**RAW DATA**
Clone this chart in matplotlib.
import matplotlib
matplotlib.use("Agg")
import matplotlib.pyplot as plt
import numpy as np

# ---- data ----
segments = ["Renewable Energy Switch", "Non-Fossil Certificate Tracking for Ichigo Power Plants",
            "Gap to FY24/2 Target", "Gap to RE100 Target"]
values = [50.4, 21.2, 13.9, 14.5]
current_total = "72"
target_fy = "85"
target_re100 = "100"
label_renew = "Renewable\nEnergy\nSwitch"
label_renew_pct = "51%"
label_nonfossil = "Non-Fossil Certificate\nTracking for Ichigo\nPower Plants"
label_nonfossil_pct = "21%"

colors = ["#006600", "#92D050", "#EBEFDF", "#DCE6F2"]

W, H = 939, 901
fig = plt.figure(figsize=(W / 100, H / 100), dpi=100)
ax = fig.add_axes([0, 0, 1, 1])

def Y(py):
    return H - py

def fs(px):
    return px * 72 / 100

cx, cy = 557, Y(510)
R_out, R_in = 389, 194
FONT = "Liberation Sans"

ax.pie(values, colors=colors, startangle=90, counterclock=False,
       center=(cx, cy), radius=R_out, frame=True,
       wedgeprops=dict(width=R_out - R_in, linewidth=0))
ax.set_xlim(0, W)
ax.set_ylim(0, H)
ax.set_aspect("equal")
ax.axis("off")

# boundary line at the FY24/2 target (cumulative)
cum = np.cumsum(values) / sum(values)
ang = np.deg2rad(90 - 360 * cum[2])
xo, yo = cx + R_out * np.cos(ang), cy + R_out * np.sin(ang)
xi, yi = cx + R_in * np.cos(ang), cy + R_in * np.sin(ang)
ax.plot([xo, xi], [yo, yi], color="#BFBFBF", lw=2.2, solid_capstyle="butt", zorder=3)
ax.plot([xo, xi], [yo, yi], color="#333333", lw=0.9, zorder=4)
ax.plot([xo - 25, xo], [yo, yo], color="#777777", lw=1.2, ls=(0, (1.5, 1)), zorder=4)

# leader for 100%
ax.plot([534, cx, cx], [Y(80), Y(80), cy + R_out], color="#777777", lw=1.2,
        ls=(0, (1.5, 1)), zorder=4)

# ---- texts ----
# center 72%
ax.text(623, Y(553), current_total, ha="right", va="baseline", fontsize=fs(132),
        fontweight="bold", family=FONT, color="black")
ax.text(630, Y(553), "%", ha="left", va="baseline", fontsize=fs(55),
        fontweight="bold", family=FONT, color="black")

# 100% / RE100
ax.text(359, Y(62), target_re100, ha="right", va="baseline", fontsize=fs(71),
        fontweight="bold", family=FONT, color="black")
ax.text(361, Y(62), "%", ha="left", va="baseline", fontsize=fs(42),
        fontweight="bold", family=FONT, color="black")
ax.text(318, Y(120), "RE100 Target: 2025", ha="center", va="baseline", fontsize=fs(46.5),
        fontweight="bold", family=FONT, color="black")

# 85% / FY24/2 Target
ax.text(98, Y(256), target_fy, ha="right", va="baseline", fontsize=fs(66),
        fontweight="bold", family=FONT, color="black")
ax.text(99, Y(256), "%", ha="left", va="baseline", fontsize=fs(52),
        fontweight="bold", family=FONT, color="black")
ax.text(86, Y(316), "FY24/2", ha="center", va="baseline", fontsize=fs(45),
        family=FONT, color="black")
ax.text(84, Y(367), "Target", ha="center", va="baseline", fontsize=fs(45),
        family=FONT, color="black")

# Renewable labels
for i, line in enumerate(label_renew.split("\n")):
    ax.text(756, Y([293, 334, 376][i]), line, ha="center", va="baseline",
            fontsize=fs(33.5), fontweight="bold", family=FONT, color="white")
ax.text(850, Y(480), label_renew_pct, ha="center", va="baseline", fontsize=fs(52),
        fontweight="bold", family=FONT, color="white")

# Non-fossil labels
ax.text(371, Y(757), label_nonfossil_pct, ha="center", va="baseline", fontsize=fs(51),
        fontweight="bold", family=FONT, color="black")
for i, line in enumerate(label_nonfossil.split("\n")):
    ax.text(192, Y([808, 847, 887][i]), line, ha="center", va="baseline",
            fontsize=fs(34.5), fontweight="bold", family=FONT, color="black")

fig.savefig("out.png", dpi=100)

**WHAT THE TASK ASKS**
Find every line that has "matplotlib" in it, then return those lines.

**EXPECTED ANSWER**
Clone this chart in matplotlib.
import matplotlib
matplotlib.use("Agg")
import matplotlib.pyplot as plt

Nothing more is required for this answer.